Sometimes I sit here and wonder why I am not sitting here with anyone I like. Why I am not with people, or talking about simple nonsense with non sensible sapiens. Why I find this seat more warming alone. And I sit here, trying to pour out some sort of poem, nothing short of amazing because spending time alone is a recipe for sagacious notions. But I promise you, this seat is not going to create a magical, healing potion, and even I struggle to accept that.

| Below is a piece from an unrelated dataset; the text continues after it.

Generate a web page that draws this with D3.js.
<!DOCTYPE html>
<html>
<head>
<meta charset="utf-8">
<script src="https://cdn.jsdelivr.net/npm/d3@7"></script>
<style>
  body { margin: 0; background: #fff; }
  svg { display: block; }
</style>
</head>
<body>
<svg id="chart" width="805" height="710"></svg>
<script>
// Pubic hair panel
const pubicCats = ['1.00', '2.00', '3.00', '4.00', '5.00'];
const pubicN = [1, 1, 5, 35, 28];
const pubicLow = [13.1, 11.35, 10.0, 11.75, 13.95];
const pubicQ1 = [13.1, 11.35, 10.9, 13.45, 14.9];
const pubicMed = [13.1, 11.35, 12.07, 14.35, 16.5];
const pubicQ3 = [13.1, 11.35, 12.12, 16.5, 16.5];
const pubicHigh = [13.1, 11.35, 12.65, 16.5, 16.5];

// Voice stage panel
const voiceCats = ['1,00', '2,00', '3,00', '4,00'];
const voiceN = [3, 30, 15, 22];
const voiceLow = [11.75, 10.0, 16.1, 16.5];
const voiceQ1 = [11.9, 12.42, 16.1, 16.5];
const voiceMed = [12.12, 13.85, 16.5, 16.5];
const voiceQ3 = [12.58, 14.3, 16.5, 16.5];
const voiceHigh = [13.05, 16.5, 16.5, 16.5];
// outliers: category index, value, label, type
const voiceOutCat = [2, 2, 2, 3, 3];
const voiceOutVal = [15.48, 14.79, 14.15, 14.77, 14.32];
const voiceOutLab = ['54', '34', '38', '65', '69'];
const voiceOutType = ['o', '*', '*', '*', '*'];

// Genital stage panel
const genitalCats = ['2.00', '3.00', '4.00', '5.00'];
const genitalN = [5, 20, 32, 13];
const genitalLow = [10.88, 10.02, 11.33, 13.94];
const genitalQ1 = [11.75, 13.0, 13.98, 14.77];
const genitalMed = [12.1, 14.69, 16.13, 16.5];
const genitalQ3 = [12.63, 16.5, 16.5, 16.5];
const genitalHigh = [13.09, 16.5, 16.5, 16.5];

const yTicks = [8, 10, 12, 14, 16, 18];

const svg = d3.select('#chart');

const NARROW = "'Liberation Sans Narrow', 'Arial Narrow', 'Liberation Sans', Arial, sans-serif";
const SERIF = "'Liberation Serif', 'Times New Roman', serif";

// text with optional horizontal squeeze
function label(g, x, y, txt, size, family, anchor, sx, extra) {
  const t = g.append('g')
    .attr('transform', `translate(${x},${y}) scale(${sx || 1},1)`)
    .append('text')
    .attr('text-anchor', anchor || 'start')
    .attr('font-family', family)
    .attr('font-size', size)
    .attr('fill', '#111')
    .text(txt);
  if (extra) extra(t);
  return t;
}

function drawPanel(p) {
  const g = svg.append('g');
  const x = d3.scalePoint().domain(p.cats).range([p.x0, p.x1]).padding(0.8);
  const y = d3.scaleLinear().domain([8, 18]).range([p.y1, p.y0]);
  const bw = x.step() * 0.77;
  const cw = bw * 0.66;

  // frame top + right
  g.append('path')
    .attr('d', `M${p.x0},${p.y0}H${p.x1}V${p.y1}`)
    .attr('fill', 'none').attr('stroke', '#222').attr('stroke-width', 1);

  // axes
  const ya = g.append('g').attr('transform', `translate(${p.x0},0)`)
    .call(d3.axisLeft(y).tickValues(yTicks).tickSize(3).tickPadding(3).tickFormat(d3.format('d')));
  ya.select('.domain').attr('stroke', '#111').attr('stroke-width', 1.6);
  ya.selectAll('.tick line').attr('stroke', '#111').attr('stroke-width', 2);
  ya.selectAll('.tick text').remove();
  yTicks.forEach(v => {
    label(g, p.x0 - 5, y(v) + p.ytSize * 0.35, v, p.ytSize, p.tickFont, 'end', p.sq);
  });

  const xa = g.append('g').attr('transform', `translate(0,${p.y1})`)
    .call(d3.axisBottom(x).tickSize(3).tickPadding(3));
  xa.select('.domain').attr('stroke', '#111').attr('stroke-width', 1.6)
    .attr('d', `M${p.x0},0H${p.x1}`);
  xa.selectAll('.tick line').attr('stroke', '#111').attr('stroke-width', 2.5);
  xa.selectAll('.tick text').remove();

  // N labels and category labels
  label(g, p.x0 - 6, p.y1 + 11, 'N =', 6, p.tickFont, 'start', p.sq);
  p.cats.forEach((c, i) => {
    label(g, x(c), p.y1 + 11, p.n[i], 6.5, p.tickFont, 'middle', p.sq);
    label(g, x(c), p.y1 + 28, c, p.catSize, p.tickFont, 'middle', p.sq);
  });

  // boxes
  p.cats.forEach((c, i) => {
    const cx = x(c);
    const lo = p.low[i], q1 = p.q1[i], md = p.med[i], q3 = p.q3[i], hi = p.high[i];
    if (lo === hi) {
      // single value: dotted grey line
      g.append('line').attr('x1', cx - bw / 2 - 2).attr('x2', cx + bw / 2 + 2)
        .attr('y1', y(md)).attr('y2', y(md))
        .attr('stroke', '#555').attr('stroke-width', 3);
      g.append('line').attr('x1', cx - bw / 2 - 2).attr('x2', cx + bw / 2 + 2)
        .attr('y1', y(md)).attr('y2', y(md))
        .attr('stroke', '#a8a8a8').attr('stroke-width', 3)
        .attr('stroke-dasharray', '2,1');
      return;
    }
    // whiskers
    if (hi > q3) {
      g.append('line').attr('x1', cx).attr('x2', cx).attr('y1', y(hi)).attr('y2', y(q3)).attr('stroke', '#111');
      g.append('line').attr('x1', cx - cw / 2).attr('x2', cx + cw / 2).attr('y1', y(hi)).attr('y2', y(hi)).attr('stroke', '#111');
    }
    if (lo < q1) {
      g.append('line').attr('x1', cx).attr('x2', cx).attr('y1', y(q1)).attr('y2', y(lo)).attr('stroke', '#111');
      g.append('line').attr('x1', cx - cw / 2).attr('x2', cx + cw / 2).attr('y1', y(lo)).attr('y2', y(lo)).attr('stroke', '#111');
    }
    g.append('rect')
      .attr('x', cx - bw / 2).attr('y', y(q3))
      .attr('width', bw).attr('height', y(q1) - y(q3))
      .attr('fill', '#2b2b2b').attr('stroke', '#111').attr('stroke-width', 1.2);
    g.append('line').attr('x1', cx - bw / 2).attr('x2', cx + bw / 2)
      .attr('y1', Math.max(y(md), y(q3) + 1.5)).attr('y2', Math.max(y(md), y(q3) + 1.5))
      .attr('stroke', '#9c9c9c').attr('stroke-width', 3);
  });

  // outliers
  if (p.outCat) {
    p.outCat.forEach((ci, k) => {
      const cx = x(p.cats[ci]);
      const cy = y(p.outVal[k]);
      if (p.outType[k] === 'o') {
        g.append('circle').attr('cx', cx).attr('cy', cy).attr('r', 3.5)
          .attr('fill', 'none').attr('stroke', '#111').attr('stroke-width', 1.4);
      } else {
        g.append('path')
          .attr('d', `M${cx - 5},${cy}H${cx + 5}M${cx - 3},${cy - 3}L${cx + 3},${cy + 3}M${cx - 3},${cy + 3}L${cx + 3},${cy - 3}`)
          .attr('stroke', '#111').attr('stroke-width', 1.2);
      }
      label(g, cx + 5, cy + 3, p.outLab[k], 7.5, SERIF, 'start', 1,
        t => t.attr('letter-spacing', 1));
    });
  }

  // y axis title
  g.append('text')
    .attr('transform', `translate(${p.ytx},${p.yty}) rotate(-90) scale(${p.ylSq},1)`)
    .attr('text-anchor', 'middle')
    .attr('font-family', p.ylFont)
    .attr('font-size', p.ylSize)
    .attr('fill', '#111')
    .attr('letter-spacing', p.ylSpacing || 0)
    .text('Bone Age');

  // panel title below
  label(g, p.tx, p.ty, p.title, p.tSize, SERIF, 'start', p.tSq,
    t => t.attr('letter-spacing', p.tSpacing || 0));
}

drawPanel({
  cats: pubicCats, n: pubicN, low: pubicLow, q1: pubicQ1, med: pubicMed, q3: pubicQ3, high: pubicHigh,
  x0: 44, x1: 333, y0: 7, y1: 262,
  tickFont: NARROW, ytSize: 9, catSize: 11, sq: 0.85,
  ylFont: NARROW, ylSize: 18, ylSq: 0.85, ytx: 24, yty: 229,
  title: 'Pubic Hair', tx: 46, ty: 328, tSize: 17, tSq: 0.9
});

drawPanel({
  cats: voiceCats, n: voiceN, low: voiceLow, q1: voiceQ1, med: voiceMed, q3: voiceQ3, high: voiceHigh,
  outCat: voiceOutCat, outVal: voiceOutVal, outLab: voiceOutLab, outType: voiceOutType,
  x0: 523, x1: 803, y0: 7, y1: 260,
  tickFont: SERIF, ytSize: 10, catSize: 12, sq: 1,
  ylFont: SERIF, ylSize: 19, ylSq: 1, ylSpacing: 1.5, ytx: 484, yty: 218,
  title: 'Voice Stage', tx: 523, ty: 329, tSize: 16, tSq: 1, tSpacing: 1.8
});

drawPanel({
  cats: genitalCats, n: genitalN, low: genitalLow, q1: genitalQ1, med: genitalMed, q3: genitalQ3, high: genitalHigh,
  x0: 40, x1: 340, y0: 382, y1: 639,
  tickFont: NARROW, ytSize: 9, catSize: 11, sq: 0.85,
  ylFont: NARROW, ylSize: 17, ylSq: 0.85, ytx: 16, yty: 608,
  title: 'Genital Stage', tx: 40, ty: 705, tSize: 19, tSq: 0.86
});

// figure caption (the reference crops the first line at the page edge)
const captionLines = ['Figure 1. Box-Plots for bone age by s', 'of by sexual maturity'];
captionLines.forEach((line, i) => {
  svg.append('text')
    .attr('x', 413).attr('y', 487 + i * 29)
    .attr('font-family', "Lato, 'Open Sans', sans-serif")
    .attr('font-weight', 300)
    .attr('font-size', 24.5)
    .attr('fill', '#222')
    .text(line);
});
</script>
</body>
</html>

I wish I could explain myself to you. I wish it was a little less of an occupation. Pouring my heart out to you like rain sounds so effortless, especially when the urge crushes my brittle ribcage, cradling the organs strung together, with gauze loosely woven to secure this monstrous thing I guess you would call my heart. But I can tell you, it falls apart quicker than you think.
But all I can do is keep breathing.
All I can hold onto is the healing hearts I brake and the operations I intend to complete but can’t ever do well.
All I can tell you is that I am doing my best to be an open book, an open door with a welcome sign at your foot but all I am is a giant labyrinth that I can’t even lead. I should be put on a leash and told what to be but I’m not and I like you for that.
I’m a human to you, even thought I’m not one to myself.
So that’s how I love not being with people. Because people have invisible leashes that hold you to a seat and tell you exactly how and what to be. How and what to not be.
But you aren’t a person to me, you’re not like everybody else.
I like staying up late with you and driving along roads with you and holding that hand of yours that is free of invisible leashes. And I wish I wasn’t so closed and away from other species but I’m getting there. Baby steps.